Daily Meditations

The Lord’s Prayer (Part I)

ALTHOUGH IT IS very simple, and is used so constantly, The Lord’s Prayer is a great problem and a difficult prayer; it is the only one which the Lord gave, yet, reading the Acts, one never finds it used by anyone at all, which is not what one would expect from the words that introduce the prayer in Luke II: I, ‘Lord, teach us to pray, as John also taught his disciples.’ But not being quoted does not mean not being used, and in a way the Lord’s Prayer is not only a prayer but a whole way of life expressed in the form of a prayer: it is the image of the gradual ascent of the soul from bondage to freedom.

The prayer is built with striking precision. Just as when a pebble falls into a pond we can observe the ripples spreading from the place where the pebble fell, farther and farther towards the banks, or on the contrary, we may begin with the banks and work back to the source of the movement, in the same way the Lord’s Prayer can be analysed either beginning with the first words, or else with the last. It is infinitely easier to begin the progression from the outside towards the centre of the prayer, although for Christ and for the Church it is the other way which is right.

This is a prayer of sonship – ‘Our Father’ – and in a certain sense, although it may be used by anyone who approaches the Lord, it expresses adequately only the relationship of those who are in the Church of God, who, in Christ, have found their way to their father, because it is only through Christ and in him that we become the sons of God.

This teaching of a spiritual life can best be understood when set in parallel with the story of Exodus and within the experience of the beatitudes. Starting with the last words of the prayer and moving towards the first, we see it as a way of ascent; our starting-point at the end defines a captivity, the last word at the beginning defines our state of sonship.

The people of God, who had come free to the land of Egypt, had gradually become enslaved. The conditions of their life brought home to them their state of slavery: work was heavier and heavier, the conditions of living more and more miserable; but this was not enough to make them move towards real freedom. If misery increases beyond a certain point, it may lead to rebellion, to violence, to attempted escape from the painful, unbearable situation; but essentially neither rebellion nor flight make us free, because freedom is first of all an inner situation with regard to God, to self and to the surrounding world.

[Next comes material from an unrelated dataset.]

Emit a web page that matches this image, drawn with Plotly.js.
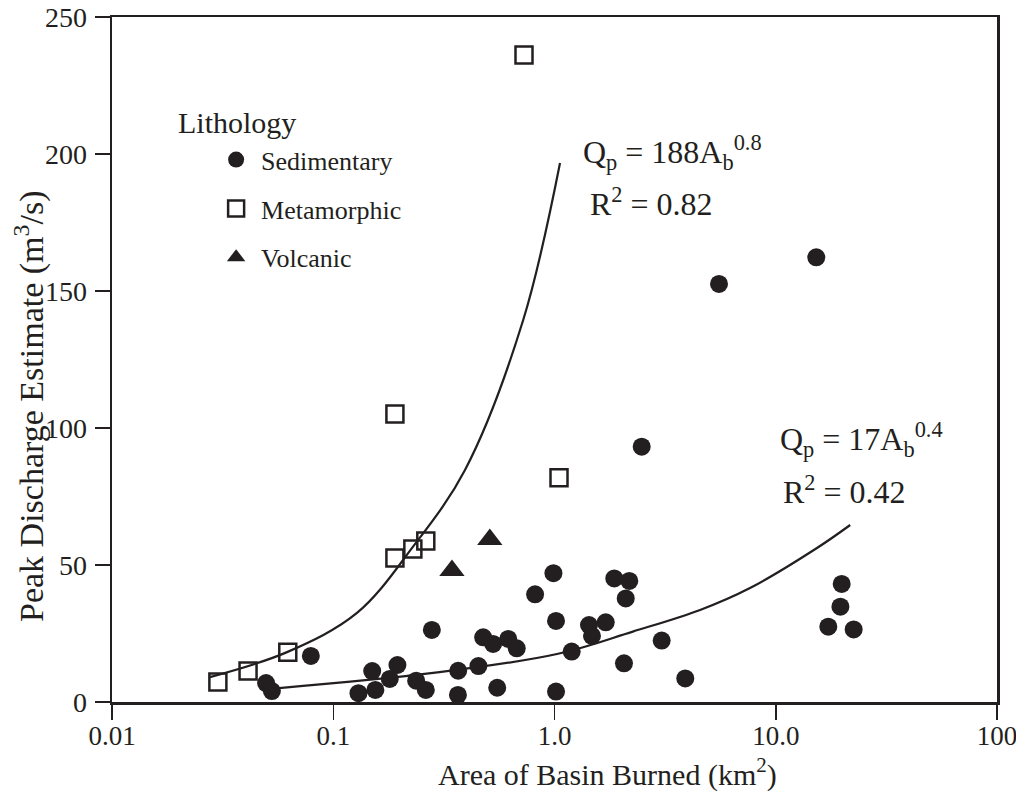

Every time they attempted to leave the country, new and heavier tasks were given to the Jews. When they had to make bricks, they were refused the necessary straw, and Pharaoh said: ‘Let them go and gather straw for themselves’ (Ex 5: 7), and ‘Let more work be laid upon them, that they may labour therein.’ He wanted them so completely exhausted, so completely concerned with the toil that they should have no thought for rebellion or deliverance any more.

In the same way there is no hope for us as long as we are enthralled by the prince of this world, the devil, with all the powers at his disposal to enslave human souls and bodies and keep them away from the living God. Unless God comes himself to deliver us, there will be no deliverance, but eternal slavery; and the first words we find in the Lord’s Prayer are for this very thing: ‘Deliver us from Evil.’ Deliverance from evil is exactly what was done in the land of Egypt through Moses, and what is achieved at baptism by the power of God, given to his Church. The word of God resounds in this world, calling everyone to freedom, giving the hope that comes from heaven to those who have lost their hope on earth. This word of God is preached and resounds in the human soul, making a man a learner of the Church, making him one who stands as an outsider in the porch, one who has heard the call and has come to listen (Rom 10: 17).

When the learner is determined to become a free man in the kingdom of the Lord, the Church undertakes certain actions. What would be the good of asking a slave, who is still in the power of his master, whether he wants to be free? If he dares ask for the freedom which is offered, he knows that he will be cruelly punished the moment he is left alone again with his master. Through fear and from a habit of slavery a man cannot ask for freedom until he is delivered from the authority of the devil. Therefore, before any question is asked of the one who stands there, with a new hope in divine salvation, he is made free from the power of Satan. This is the meaning of the exorcisms which are read at the outset of the baptismal service both in the Orthodox and Roman Catholic Churches.

It is only when a man is free from the bonds of slavery that he is asked if he renounces the devil and if he wants to join Christ. And only after a free answer does the Church integrate him into herself, into the Body of Christ. The devil wants slaves, but God wants free men in harmony of will with him. The evil one in terms of Exodus was Egypt and Pharaoh, and all the values attached to them, namely, to be fed and kept alive, on condition that they were submissive slaves. And for us the act of prayer, which is a more essential, final act of rebellion against slavery than taking up arms, is at the same time a sort of return into our sense of responsibility and relatedness to God.